DESCRIPTION OF THE TASK: From the entries below, reproduce exactly the lines from the one with "Reproduce this diagram with TikZ." through the one with "(chamber.east |- hole.south);", both included, without images.

THE RECORDS:
-------

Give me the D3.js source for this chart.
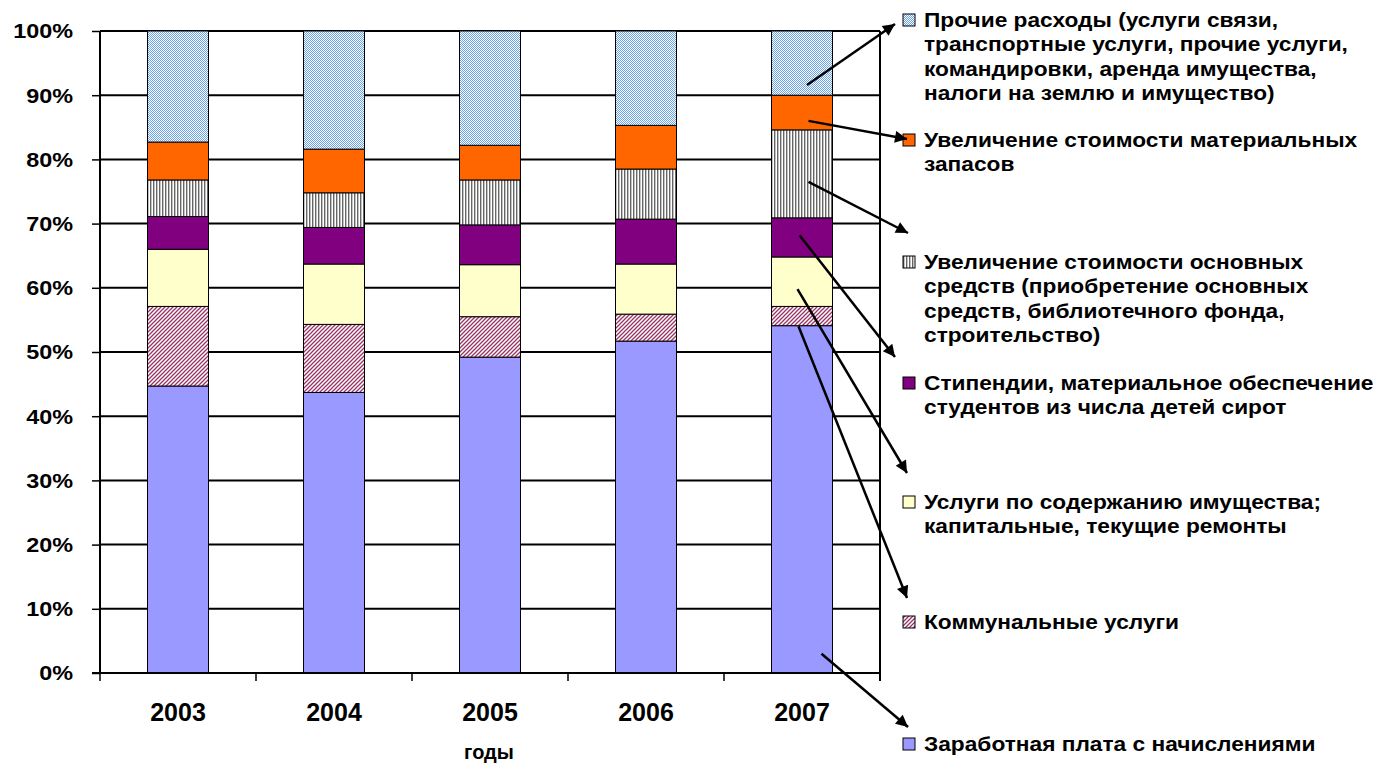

-------

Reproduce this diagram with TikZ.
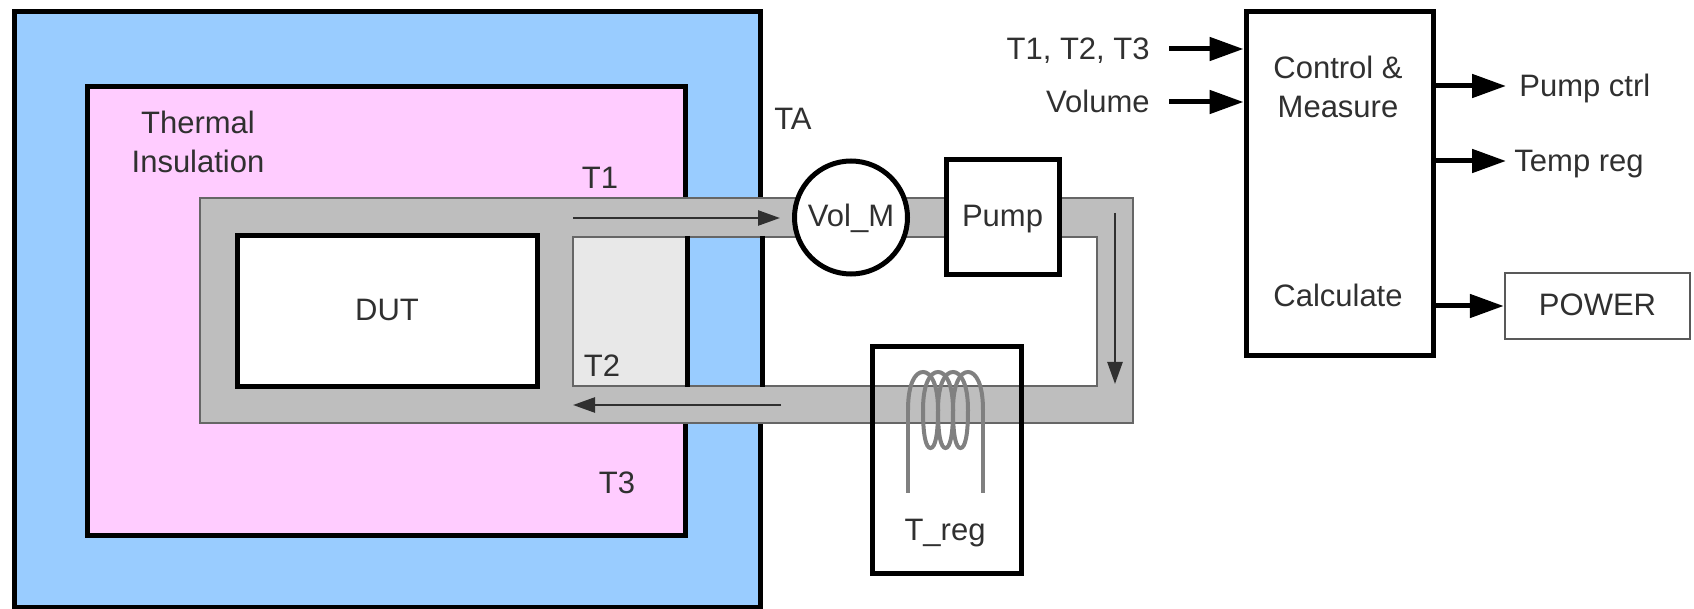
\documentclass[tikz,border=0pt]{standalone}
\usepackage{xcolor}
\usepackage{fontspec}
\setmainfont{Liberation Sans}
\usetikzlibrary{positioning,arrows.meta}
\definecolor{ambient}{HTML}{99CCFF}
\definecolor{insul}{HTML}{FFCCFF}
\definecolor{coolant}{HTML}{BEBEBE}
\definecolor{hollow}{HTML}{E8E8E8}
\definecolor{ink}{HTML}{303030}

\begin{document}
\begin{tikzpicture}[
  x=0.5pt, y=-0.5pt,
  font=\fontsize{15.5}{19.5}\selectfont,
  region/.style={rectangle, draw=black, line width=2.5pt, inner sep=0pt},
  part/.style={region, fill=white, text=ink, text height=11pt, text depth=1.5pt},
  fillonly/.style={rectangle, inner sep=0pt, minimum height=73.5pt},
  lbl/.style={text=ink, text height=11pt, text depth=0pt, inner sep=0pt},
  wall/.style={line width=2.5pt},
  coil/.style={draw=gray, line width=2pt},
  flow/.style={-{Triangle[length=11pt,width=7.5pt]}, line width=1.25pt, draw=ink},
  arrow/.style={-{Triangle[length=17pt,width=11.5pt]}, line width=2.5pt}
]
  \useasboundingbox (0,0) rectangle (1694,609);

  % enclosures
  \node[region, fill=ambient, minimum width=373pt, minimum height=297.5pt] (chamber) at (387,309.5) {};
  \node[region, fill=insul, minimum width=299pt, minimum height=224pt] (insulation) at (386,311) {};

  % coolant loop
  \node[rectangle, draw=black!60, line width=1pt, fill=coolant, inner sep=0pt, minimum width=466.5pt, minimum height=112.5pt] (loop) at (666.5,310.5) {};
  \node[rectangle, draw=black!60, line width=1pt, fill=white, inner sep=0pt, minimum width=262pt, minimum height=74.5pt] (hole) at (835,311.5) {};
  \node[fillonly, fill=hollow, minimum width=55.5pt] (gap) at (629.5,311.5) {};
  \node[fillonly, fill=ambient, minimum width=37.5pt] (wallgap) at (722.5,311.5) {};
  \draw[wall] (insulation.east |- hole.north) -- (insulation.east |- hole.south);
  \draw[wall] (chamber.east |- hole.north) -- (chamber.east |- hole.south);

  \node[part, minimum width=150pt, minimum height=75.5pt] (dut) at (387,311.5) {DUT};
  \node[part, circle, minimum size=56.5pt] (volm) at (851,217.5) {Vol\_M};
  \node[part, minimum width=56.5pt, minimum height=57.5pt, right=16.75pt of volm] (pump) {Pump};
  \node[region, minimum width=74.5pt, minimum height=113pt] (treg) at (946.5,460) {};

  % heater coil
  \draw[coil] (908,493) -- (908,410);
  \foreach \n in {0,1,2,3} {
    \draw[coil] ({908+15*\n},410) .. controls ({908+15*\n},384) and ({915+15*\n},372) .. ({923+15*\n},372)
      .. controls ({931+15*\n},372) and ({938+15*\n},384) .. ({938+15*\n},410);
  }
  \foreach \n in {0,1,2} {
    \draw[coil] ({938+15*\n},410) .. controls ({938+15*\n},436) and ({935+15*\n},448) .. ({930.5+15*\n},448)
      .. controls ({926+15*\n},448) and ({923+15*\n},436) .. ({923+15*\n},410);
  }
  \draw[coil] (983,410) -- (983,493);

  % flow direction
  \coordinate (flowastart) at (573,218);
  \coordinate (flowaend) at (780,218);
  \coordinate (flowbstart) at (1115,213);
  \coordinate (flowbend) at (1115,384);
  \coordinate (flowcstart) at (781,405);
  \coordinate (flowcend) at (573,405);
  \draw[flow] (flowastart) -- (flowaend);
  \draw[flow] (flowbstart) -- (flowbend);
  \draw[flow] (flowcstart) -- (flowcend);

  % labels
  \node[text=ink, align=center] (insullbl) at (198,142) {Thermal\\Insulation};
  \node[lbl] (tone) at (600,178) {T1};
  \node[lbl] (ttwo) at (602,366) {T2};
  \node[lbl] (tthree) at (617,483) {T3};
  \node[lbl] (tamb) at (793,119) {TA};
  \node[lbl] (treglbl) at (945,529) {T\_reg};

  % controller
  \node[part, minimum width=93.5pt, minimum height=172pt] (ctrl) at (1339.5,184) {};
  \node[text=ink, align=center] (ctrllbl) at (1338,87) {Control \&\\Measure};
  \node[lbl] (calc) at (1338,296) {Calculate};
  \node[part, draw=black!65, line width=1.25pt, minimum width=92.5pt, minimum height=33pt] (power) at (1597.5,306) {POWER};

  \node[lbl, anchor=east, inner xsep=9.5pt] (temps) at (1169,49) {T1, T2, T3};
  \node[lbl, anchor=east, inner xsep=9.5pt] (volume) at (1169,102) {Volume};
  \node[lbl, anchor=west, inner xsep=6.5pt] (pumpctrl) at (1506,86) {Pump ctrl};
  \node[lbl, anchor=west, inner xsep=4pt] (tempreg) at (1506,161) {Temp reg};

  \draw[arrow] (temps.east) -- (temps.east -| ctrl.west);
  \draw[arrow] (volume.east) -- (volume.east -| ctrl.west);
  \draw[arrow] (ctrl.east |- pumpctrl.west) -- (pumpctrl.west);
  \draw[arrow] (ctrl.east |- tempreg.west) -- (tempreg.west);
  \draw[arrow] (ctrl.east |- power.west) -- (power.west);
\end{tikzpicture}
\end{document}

-------

CORRECT OUTPUT:
Reproduce this diagram with TikZ.
\documentclass[tikz,border=0pt]{standalone}
\usepackage{xcolor}
\usepackage{fontspec}
\setmainfont{Liberation Sans}
\usetikzlibrary{positioning,arrows.meta}
\definecolor{ambient}{HTML}{99CCFF}
\definecolor{insul}{HTML}{FFCCFF}
\definecolor{coolant}{HTML}{BEBEBE}
\definecolor{hollow}{HTML}{E8E8E8}
\definecolor{ink}{HTML}{303030}

\begin{document}
\begin{tikzpicture}[
  x=0.5pt, y=-0.5pt,
  font=\fontsize{15.5}{19.5}\selectfont,
  region/.style={rectangle, draw=black, line width=2.5pt, inner sep=0pt},
  part/.style={region, fill=white, text=ink, text height=11pt, text depth=1.5pt},
  fillonly/.style={rectangle, inner sep=0pt, minimum height=73.5pt},
  lbl/.style={text=ink, text height=11pt, text depth=0pt, inner sep=0pt},
  wall/.style={line width=2.5pt},
  coil/.style={draw=gray, line width=2pt},
  flow/.style={-{Triangle[length=11pt,width=7.5pt]}, line width=1.25pt, draw=ink},
  arrow/.style={-{Triangle[length=17pt,width=11.5pt]}, line width=2.5pt}
]
  \useasboundingbox (0,0) rectangle (1694,609);

  % enclosures
  \node[region, fill=ambient, minimum width=373pt, minimum height=297.5pt] (chamber) at (387,309.5) {};
  \node[region, fill=insul, minimum width=299pt, minimum height=224pt] (insulation) at (386,311) {};

  % coolant loop
  \node[rectangle, draw=black!60, line width=1pt, fill=coolant, inner sep=0pt, minimum width=466.5pt, minimum height=112.5pt] (loop) at (666.5,310.5) {};
  \node[rectangle, draw=black!60, line width=1pt, fill=white, inner sep=0pt, minimum width=262pt, minimum height=74.5pt] (hole) at (835,311.5) {};
  \node[fillonly, fill=hollow, minimum width=55.5pt] (gap) at (629.5,311.5) {};
  \node[fillonly, fill=ambient, minimum width=37.5pt] (wallgap) at (722.5,311.5) {};
  \draw[wall] (insulation.east |- hole.north) -- (insulation.east |- hole.south);
  \draw[wall] (chamber.east |- hole.north) -- (chamber.east |- hole.south);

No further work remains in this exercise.